Print all of the lines exactly. Any picture among them stays out.

— Start of DATA LINES —

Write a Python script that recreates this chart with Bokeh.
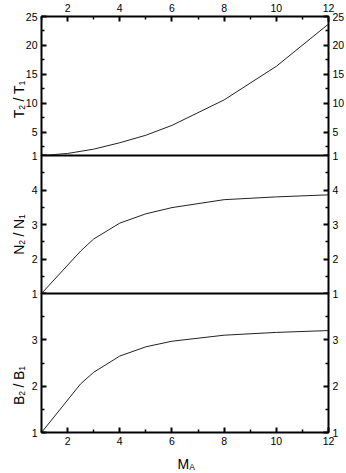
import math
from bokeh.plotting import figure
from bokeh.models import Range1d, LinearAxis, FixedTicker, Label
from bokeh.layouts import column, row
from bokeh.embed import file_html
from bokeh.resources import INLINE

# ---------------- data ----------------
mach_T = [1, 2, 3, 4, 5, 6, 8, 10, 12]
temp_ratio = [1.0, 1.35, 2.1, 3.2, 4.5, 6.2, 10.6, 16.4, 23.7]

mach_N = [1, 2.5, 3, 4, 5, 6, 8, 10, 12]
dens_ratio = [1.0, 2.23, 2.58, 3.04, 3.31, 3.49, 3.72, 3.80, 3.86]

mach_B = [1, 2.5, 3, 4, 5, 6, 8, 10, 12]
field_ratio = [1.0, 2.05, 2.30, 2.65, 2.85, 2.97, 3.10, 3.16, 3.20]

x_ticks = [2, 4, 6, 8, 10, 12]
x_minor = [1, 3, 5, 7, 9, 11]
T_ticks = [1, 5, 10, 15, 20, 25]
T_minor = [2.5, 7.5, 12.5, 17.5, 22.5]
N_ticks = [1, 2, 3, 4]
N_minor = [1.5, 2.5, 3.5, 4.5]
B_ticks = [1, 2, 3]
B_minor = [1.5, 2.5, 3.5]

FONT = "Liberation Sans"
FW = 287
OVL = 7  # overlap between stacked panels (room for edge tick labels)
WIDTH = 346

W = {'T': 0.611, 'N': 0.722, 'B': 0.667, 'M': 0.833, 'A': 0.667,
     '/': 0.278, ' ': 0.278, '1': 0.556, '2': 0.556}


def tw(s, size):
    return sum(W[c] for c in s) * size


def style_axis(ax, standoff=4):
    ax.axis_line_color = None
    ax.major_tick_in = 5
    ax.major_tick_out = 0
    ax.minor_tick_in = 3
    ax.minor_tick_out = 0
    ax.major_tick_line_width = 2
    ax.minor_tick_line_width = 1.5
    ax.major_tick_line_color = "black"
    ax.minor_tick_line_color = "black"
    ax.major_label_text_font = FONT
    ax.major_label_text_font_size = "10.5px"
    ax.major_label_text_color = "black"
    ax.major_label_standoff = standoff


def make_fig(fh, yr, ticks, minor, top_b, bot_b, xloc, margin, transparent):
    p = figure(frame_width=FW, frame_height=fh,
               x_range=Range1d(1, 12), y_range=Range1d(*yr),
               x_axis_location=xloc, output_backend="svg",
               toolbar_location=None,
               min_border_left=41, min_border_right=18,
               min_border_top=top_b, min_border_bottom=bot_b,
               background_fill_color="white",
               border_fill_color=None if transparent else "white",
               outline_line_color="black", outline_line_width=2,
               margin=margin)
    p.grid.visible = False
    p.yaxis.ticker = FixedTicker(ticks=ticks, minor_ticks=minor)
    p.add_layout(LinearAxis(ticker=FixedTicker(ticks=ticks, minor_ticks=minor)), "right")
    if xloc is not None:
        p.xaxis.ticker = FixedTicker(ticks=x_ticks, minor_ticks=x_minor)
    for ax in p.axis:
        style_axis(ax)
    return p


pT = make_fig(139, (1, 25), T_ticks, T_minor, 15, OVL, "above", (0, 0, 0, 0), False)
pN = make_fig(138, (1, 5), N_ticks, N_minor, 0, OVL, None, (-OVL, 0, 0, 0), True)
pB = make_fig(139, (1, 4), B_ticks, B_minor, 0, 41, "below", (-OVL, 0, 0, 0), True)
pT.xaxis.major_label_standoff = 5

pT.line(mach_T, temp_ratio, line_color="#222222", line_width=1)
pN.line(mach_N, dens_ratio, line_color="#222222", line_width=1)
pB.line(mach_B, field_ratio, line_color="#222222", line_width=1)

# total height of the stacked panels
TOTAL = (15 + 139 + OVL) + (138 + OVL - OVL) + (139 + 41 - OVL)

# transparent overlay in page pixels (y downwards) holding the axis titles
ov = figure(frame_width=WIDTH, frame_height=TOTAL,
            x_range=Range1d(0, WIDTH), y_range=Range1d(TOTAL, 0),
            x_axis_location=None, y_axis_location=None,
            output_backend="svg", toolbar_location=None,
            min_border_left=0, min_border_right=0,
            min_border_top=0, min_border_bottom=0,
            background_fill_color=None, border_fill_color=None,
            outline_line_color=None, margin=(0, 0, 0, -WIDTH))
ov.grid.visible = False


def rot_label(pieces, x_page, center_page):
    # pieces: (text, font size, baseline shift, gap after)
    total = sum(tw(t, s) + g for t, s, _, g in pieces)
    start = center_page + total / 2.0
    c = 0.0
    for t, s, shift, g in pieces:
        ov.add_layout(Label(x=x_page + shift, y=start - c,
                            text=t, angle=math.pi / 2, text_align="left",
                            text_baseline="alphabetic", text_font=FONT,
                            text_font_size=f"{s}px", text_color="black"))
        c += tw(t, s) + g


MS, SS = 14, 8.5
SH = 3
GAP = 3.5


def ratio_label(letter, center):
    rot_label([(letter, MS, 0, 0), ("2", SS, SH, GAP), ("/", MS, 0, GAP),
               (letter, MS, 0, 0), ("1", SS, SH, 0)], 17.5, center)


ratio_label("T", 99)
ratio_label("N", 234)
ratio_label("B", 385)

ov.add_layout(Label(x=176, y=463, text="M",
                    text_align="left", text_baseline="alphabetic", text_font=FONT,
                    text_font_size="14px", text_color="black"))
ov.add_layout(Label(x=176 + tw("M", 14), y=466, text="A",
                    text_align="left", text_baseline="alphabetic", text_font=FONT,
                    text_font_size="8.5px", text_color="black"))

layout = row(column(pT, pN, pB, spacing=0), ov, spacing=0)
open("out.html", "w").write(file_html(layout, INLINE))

— End of DATA LINES —

- [RESPONSE TO THIS EXERCISE]:
Write a Python script that recreates this chart with Bokeh.
import math
from bokeh.plotting import figure
from bokeh.models import Range1d, LinearAxis, FixedTicker, Label
from bokeh.layouts import column, row
from bokeh.embed import file_html
from bokeh.resources import INLINE

# ---------------- data ----------------
mach_T = [1, 2, 3, 4, 5, 6, 8, 10, 12]
temp_ratio = [1.0, 1.35, 2.1, 3.2, 4.5, 6.2, 10.6, 16.4, 23.7]

mach_N = [1, 2.5, 3, 4, 5, 6, 8, 10, 12]
dens_ratio = [1.0, 2.23, 2.58, 3.04, 3.31, 3.49, 3.72, 3.80, 3.86]

mach_B = [1, 2.5, 3, 4, 5, 6, 8, 10, 12]
field_ratio = [1.0, 2.05, 2.30, 2.65, 2.85, 2.97, 3.10, 3.16, 3.20]

x_ticks = [2, 4, 6, 8, 10, 12]
x_minor = [1, 3, 5, 7, 9, 11]
T_ticks = [1, 5, 10, 15, 20, 25]
T_minor = [2.5, 7.5, 12.5, 17.5, 22.5]
N_ticks = [1, 2, 3, 4]
N_minor = [1.5, 2.5, 3.5, 4.5]
B_ticks = [1, 2, 3]
B_minor = [1.5, 2.5, 3.5]

FONT = "Liberation Sans"
FW = 287
OVL = 7  # overlap between stacked panels (room for edge tick labels)
WIDTH = 346

W = {'T': 0.611, 'N': 0.722, 'B': 0.667, 'M': 0.833, 'A': 0.667,
     '/': 0.278, ' ': 0.278, '1': 0.556, '2': 0.556}


def tw(s, size):
    return sum(W[c] for c in s) * size


def style_axis(ax, standoff=4):
    ax.axis_line_color = None
    ax.major_tick_in = 5
    ax.major_tick_out = 0
    ax.minor_tick_in = 3
    ax.minor_tick_out = 0
    ax.major_tick_line_width = 2
    ax.minor_tick_line_width = 1.5
    ax.major_tick_line_color = "black"
    ax.minor_tick_line_color = "black"
    ax.major_label_text_font = FONT
    ax.major_label_text_font_size = "10.5px"
    ax.major_label_text_color = "black"
    ax.major_label_standoff = standoff


def make_fig(fh, yr, ticks, minor, top_b, bot_b, xloc, margin, transparent):
    p = figure(frame_width=FW, frame_height=fh,
               x_range=Range1d(1, 12), y_range=Range1d(*yr),
               x_axis_location=xloc, output_backend="svg",
               toolbar_location=None,
               min_border_left=41, min_border_right=18,
               min_border_top=top_b, min_border_bottom=bot_b,
               background_fill_color="white",
               border_fill_color=None if transparent else "white",
               outline_line_color="black", outline_line_width=2,
               margin=margin)
    p.grid.visible = False
    p.yaxis.ticker = FixedTicker(ticks=ticks, minor_ticks=minor)
    p.add_layout(LinearAxis(ticker=FixedTicker(ticks=ticks, minor_ticks=minor)), "right")
    if xloc is not None:
        p.xaxis.ticker = FixedTicker(ticks=x_ticks, minor_ticks=x_minor)
    for ax in p.axis:
        style_axis(ax)
    return p


pT = make_fig(139, (1, 25), T_ticks, T_minor, 15, OVL, "above", (0, 0, 0, 0), False)
pN = make_fig(138, (1, 5), N_ticks, N_minor, 0, OVL, None, (-OVL, 0, 0, 0), True)
pB = make_fig(139, (1, 4), B_ticks, B_minor, 0, 41, "below", (-OVL, 0, 0, 0), True)
pT.xaxis.major_label_standoff = 5

pT.line(mach_T, temp_ratio, line_color="#222222", line_width=1)
pN.line(mach_N, dens_ratio, line_color="#222222", line_width=1)
pB.line(mach_B, field_ratio, line_color="#222222", line_width=1)

# total height of the stacked panels
TOTAL = (15 + 139 + OVL) + (138 + OVL - OVL) + (139 + 41 - OVL)

# transparent overlay in page pixels (y downwards) holding the axis titles
ov = figure(frame_width=WIDTH, frame_height=TOTAL,
            x_range=Range1d(0, WIDTH), y_range=Range1d(TOTAL, 0),
            x_axis_location=None, y_axis_location=None,
            output_backend="svg", toolbar_location=None,
            min_border_left=0, min_border_right=0,
            min_border_top=0, min_border_bottom=0,
            background_fill_color=None, border_fill_color=None,
            outline_line_color=None, margin=(0, 0, 0, -WIDTH))
ov.grid.visible = False


def rot_label(pieces, x_page, center_page):
    # pieces: (text, font size, baseline shift, gap after)
    total = sum(tw(t, s) + g for t, s, _, g in pieces)
    start = center_page + total / 2.0
    c = 0.0
    for t, s, shift, g in pieces:
        ov.add_layout(Label(x=x_page + shift, y=start - c,
                            text=t, angle=math.pi / 2, text_align="left",
                            text_baseline="alphabetic", text_font=FONT,
                            text_font_size=f"{s}px", text_color="black"))
        c += tw(t, s) + g


MS, SS = 14, 8.5
SH = 3
GAP = 3.5


def ratio_label(letter, center):
    rot_label([(letter, MS, 0, 0), ("2", SS, SH, GAP), ("/", MS, 0, GAP),
               (letter, MS, 0, 0), ("1", SS, SH, 0)], 17.5, center)


ratio_label("T", 99)
ratio_label("N", 234)
ratio_label("B", 385)

ov.add_layout(Label(x=176, y=463, text="M",
                    text_align="left", text_baseline="alphabetic", text_font=FONT,
                    text_font_size="14px", text_color="black"))
ov.add_layout(Label(x=176 + tw("M", 14), y=466, text="A",
                    text_align="left", text_baseline="alphabetic", text_font=FONT,
                    text_font_size="8.5px", text_color="black"))

layout = row(column(pT, pN, pB, spacing=0), ov, spacing=0)
open("out.html", "w").write(file_html(layout, INLINE))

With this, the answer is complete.